I’ve actually seen evidence of a dialect of a language (I can’t recall exactly but ISTR it was Sinitic) that had *s > ɬ as a result of a push chain; since we’re only seeing one element of the shift, I’d say it’s reasonable.
There is also the ts-to-lateral-via-theta conceit.
I’ve actually seen evidence of a dialect of a language (I can’t recall exactly but ISTR it was Sinitic) that had *s > ɬ as a result of a push chain; since we’re only seeing one element of the shift, I’d say it’s reasonable.
There is also the ts-to-lateral-via-theta conceit.
I am more familiar with *ɬ > sibilants myself; e.g. this happened more than once in Semitic.
Unmotivated /s/ → /ɬ/ is attested multiple times, although areally not that widespread; Yue Chinese, some Central Tai languages, Hlai, Tanoan apparently. In SE Asia /s/ isn't as stable as it ought to be, it keeps turning into /t/ or /ɬ/ or some bullshit along those lines.
edit: MiS's push chain would be Yue Chinese -
*t tʰ → ʔ h
*ts tsʰ s → t tʰ ɬ
*tɕ tɕʰ tɕ → ts tsʰ s
Darren wrote: ↑Wed May 15, 2024 6:38 am
Unmotivated /s/ → /ɬ/ is attested multiple times, although areally not that widespread; Yue Chinese, some Central Tai languages, Hlai, Tanoan apparently. In SE Asia /s/ isn't as stable as it ought to be, it keeps turning into /t/ or /ɬ/ or some bullshit along those lines.

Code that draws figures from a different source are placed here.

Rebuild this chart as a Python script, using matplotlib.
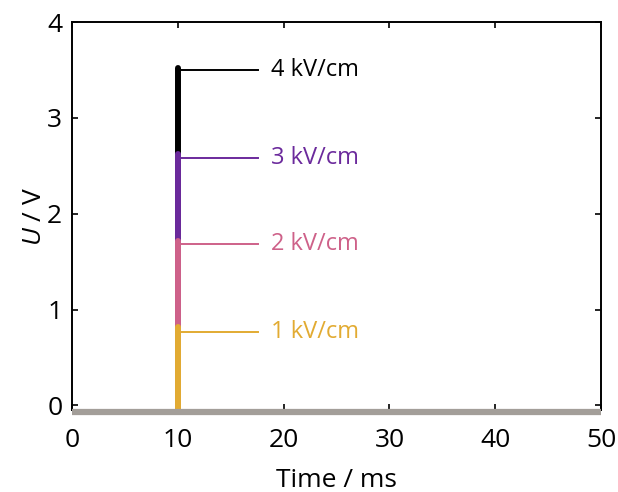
import numpy as np
import matplotlib
matplotlib.use("Agg")
import matplotlib.pyplot as plt

#%%
# data
fields = ["1 kV/cm", "2 kV/cm", "3 kV/cm", "4 kV/cm"]
peak_U = [0.82, 1.72, 2.62, 3.52]      # top of each pulse (V)
label_U = [0.77, 1.68, 2.58, 3.50]     # height of the label leader (V)
colors = ["#E2AB32", "#CE6189", "#6B2A9C", "#000000"]
pulse_t = 10        # ms
t_span = [0, 50]    # ms, baseline
baseline_U = -0.07

plt.rcParams["font.family"] = ["Open Sans", "DejaVu Sans"]
plt.rcParams["mathtext.fontset"] = "custom"
plt.rcParams["mathtext.it"] = "Open Sans:italic"
plt.rcParams["mathtext.rm"] = "Open Sans"

fig = plt.figure(figsize=(6.18, 4.92), dpi=100)
ax = fig.add_axes([0.1165, 0.1665, 0.856, 0.7885])

# baseline
ax.plot(t_span, [baseline_U, baseline_U], color="#A39E99", lw=4.5,
        solid_capstyle="butt", clip_on=False, zorder=5)

# pulses, biggest first so smaller ones sit on top
for i in range(len(fields) - 1, -1, -1):
    ax.plot([pulse_t, pulse_t], [baseline_U, peak_U[i]], color=colors[i], lw=4.3,
            solid_capstyle="round", zorder=3, clip_on=False)
    ax.plot([pulse_t + 0.2, pulse_t + 7.6], [label_U[i], label_U[i]],
            color=colors[i], lw=1.4, zorder=2)
    ax.text(pulse_t + 8.8, label_U[i], fields[i], color=colors[i],
            fontsize=17, va="center", ha="left")

ax.set_xlim(0, 50)
ax.set_ylim(-0.05, 4)
ax.set_xticks([0, 10, 20, 30, 40, 50])
ax.set_yticks([0, 1, 2, 3, 4])
ax.tick_params(direction="in", top=True, right=True, labelsize=19,
               length=4, width=1.2)
ax.tick_params(axis="x", pad=13)
ax.tick_params(axis="y", pad=7)
for s in ax.spines.values():
    s.set_linewidth(1.4)

ax.set_xlabel("Time / ms", fontsize=19, labelpad=11)
ax.set_ylabel("$U$ / V", fontsize=19, labelpad=0)

fig.savefig("out.png", dpi=100)
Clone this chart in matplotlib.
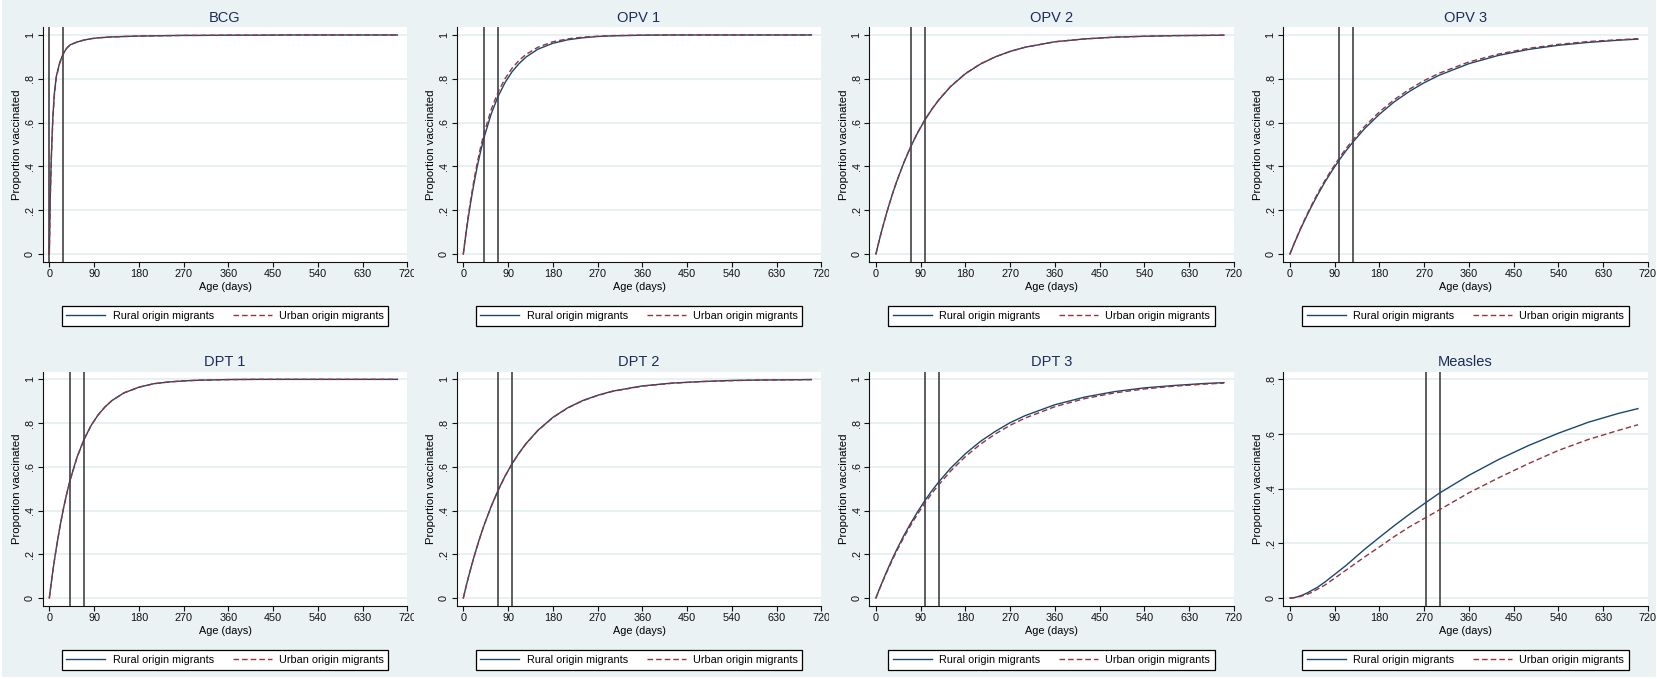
import numpy as np
import matplotlib
matplotlib.use("Agg")
import matplotlib.pyplot as plt
from matplotlib.transforms import Bbox, TransformedBbox

# age grid (days) shared by all curves
days = [0, 2, 4, 7, 10, 14, 21, 28, 35, 42, 56, 70, 84, 98, 112, 126, 150,
        180, 210, 240, 270, 300, 360, 420, 480, 540, 600, 660, 700]

# proportion vaccinated, rural vs urban origin migrants
bcg_rural = [0, .27, .44, .62, .73, .81, .875, .915, .94, .955, .968, .977, .983, .987, .989,
             .991, .993, .995, .996, .997, .998, .998, .999, .999, 1, 1, 1, 1, 1]
bcg_urban = [0, .26, .43, .61, .72, .805, .872, .913, .939, .955, .968, .977, .983, .987, .989,
             .991, .993, .995, .996, .997, .998, .998, .999, .999, 1, 1, 1, 1, 1]

opv1_rural = [0, .036, .070, .120, .166, .225, .317, .399, .471, .534, .639, .720, .783, .832, .869,
              .899, .935, .962, .978, .987, .993, .996, .999, 1, 1, 1, 1, 1, 1]
opv1_urban = [0, .038, .074, .126, .175, .236, .332, .416, .490, .554, .659, .740, .801, .848, .884,
              .911, .944, .969, .982, .990, .994, .997, .999, 1, 1, 1, 1, 1, 1]

opv2_rural = [0, .019, .038, .065, .092, .126, .183, .236, .286, .332, .416, .490, .554, .610, .659,
              .702, .764, .823, .867, .900, .925, .944, .969, .982, .990, .994, .997, .998, .999]
opv2_urban = [0, .019, .038, .065, .092, .126, .183, .236, .286, .333, .417, .491, .555, .611, .660,
              .703, .765, .824, .868, .900, .925, .944, .969, .982, .990, .994, .997, .998, .999]

opv3_rural = [0, .011, .022, .039, .055, .076, .112, .146, .179, .211, .271, .327, .378, .425, .469,
              .509, .572, .638, .695, .742, .782, .816, .869, .907, .934, .953, .966, .976, .981]
opv3_urban = [0, .012, .023, .040, .056, .078, .115, .150, .184, .216, .278, .334, .386, .434, .479,
              .519, .582, .649, .705, .752, .792, .825, .877, .913, .939, .957, .970, .978, .983]

dpt1_rural = [0, .036, .071, .122, .169, .228, .322, .405, .477, .541, .646, .726, .789, .837, .874,
              .903, .938, .964, .980, .988, .993, .996, .999, 1, 1, 1, 1, 1, 1]
dpt1_urban = [0, .036, .071, .121, .168, .227, .321, .404, .476, .540, .645, .726, .789, .837, .874,
              .903, .938, .964, .980, .988, .993, .996, .999, 1, 1, 1, 1, 1, 1]

dpt2_rural = [0, .019, .038, .066, .093, .127, .184, .238, .288, .335, .419, .493, .558, .614, .663,
              .706, .767, .826, .870, .903, .927, .946, .970, .983, .990, .995, .997, .998, .999]
dpt2_urban = [0, .019, .038, .066, .093, .127, .184, .237, .287, .334, .418, .492, .557, .613, .662,
              .705, .766, .825, .869, .902, .926, .945, .969, .982, .990, .994, .997, .998, .999]

dpt3_rural = [0, .012, .024, .041, .058, .080, .118, .154, .189, .222, .285, .342, .395, .444, .489,
              .530, .593, .660, .716, .762, .802, .834, .884, .919, .944, .961, .972, .981, .985]
dpt3_urban = [0, .012, .023, .040, .056, .078, .114, .149, .183, .216, .277, .333, .385, .432, .477,
              .517, .580, .647, .703, .750, .790, .823, .875, .912, .938, .956, .969, .978, .983]

measles_rural = [0, 0, .0005, .001, .002, .004, .008, .013, .019, .026, .040, .058, .078, .098, .118,
                 .140, .178, .222, .265, .306, .345, .383, .449, .507, .558, .603, .643, .675, .693]
measles_urban = [0, 0, .0004, .001, .002, .003, .006, .010, .014, .019, .033, .047, .065, .083, .101,
                 .119, .150, .187, .225, .260, .291, .322, .385, .440, .492, .540, .580, .613, .634]

vaccines = ["BCG", "OPV 1", "OPV 2", "OPV 3", "DPT 1", "DPT 2", "DPT 3", "Measles"]
rural = [bcg_rural, opv1_rural, opv2_rural, opv3_rural, dpt1_rural, dpt2_rural, dpt3_rural, measles_rural]
urban = [bcg_urban, opv1_urban, opv2_urban, opv3_urban, dpt1_urban, dpt2_urban, dpt3_urban, measles_urban]
# recommended age window for each dose (days)
windows = [(0, 28), (42, 70), (70, 98), (98, 126), (42, 70), (70, 98), (98, 126), (273, 301)]

x_ticks = [0, 90, 180, 270, 360, 450, 540, 630, 720]

BG = "#eaf2f3"
GRID = "#e6eff1"
NAVY = "#1a476f"
MAROON = "#90353b"
TITLE = "#1c2c5c"

plt.rcParams["font.family"] = ["Liberation Sans", "DejaVu Sans"]

W, H = 1658, 679
fig = plt.figure(figsize=(W / 100, H / 100), dpi=100, facecolor="white")
fig.patches.append(plt.Rectangle((2 / W, 2 / H), (W - 4) / W, (H - 2) / H, transform=fig.transFigure,
                                 facecolor=BG, edgecolor="none", zorder=-10))

col_left = [42.7, 456.7, 869.3, 1283.3]
row_top = [27.3, 371.7]
row_bot = [261.7, 605.7]
plot_w = 364.6
panel_w = W / 4

for i, name in enumerate(vaccines):
    r, c = divmod(i, 4)
    left, top, bot = col_left[c], row_top[r], row_bot[r]
    ax = fig.add_axes([left / W, 1 - bot / H, plot_w / W, (bot - top) / H])
    ax.set_facecolor("white")

    ymax = 0.8 if name == "Measles" else 1.0
    ax.yaxis.grid(True, color=GRID, lw=1.3)
    ax.set_axisbelow(True)

    for xv in windows[i]:
        ax.axvline(xv, color="#333333", lw=1.1, zorder=2)
    ax.plot(days, rural[i], color=NAVY, lw=1.0, label="Rural origin migrants", zorder=3)
    ax.plot(days, urban[i], color=MAROON, lw=1.0, ls=(0, (4, 2.2)), label="Urban origin migrants", zorder=4)

    ax.set_xlim(-13.3, 720)
    ax.set_ylim(-0.035 * ymax, ymax * 1.035)
    ax.set_xticks(x_ticks)
    yt = np.round(np.arange(0, ymax + 0.01, 0.2), 1)
    ax.set_yticks(yt)
    ax.set_yticklabels(["0" if v == 0 else ("1" if v == 1 else ("%.1f" % v)[1:]) for v in yt],
                       rotation=90, va="center")
    ax.tick_params(length=3.6, width=0.8, pad=2, labelsize=7.8, colors="#111111")

    for s in ["top", "right"]:
        ax.spines[s].set_visible(False)
    for s in ["left", "bottom"]:
        ax.spines[s].set_linewidth(0.8)
        ax.spines[s].set_color("#111111")

    ax.set_title(name, fontsize=10.5, color=TITLE, pad=4)
    ax.set_xlabel("Age (days)", fontsize=7.8, labelpad=1.5)
    ax.set_ylabel("Proportion vaccinated", fontsize=8.2, labelpad=2)

    leg = ax.legend(loc="upper center", bbox_to_anchor=(0.5, -0.166), ncol=2, frameon=True,
                    fancybox=False, edgecolor="black", framealpha=1, fontsize=7.8,
                    handlelength=3.6, handletextpad=0.65, columnspacing=1.75, borderpad=0.45)
    leg.get_frame().set_linewidth(0.9)

    # keep tick labels inside their own panel
    clip = TransformedBbox(Bbox.from_extents(c * panel_w / W, 0, (c + 1) * panel_w / W, 1), fig.transFigure)
    for lab in ax.get_xticklabels():
        lab.set_clip_box(clip)
        lab.set_clip_on(True)

fig.savefig("out.png", dpi=100, facecolor=fig.get_facecolor())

edit: MiS's push chain would be Yue Chinese -
*t tʰ → ʔ h
*ts tsʰ s → t tʰ ɬ
*tɕ tɕʰ tɕ → ts tsʰ s
I was always thinking we were meant to stay within the bounds of what could happen in a single shift or chain shift (i.e. disaffrication, replicating Grimm's Law or the Great Vowel Shift), where [ts] > [ɬ] feels like it's compounding two things, both lateralisation ([ts] > [tɬ]) and then disaffrication ([tɬ] > [ɬ]), which probably ought to be separate posts in the game. As long as a sound change is attested and it feels plausible in context, though, I think it ought to be fine, and there isn't cause to call it "evil" (though it might be ugly).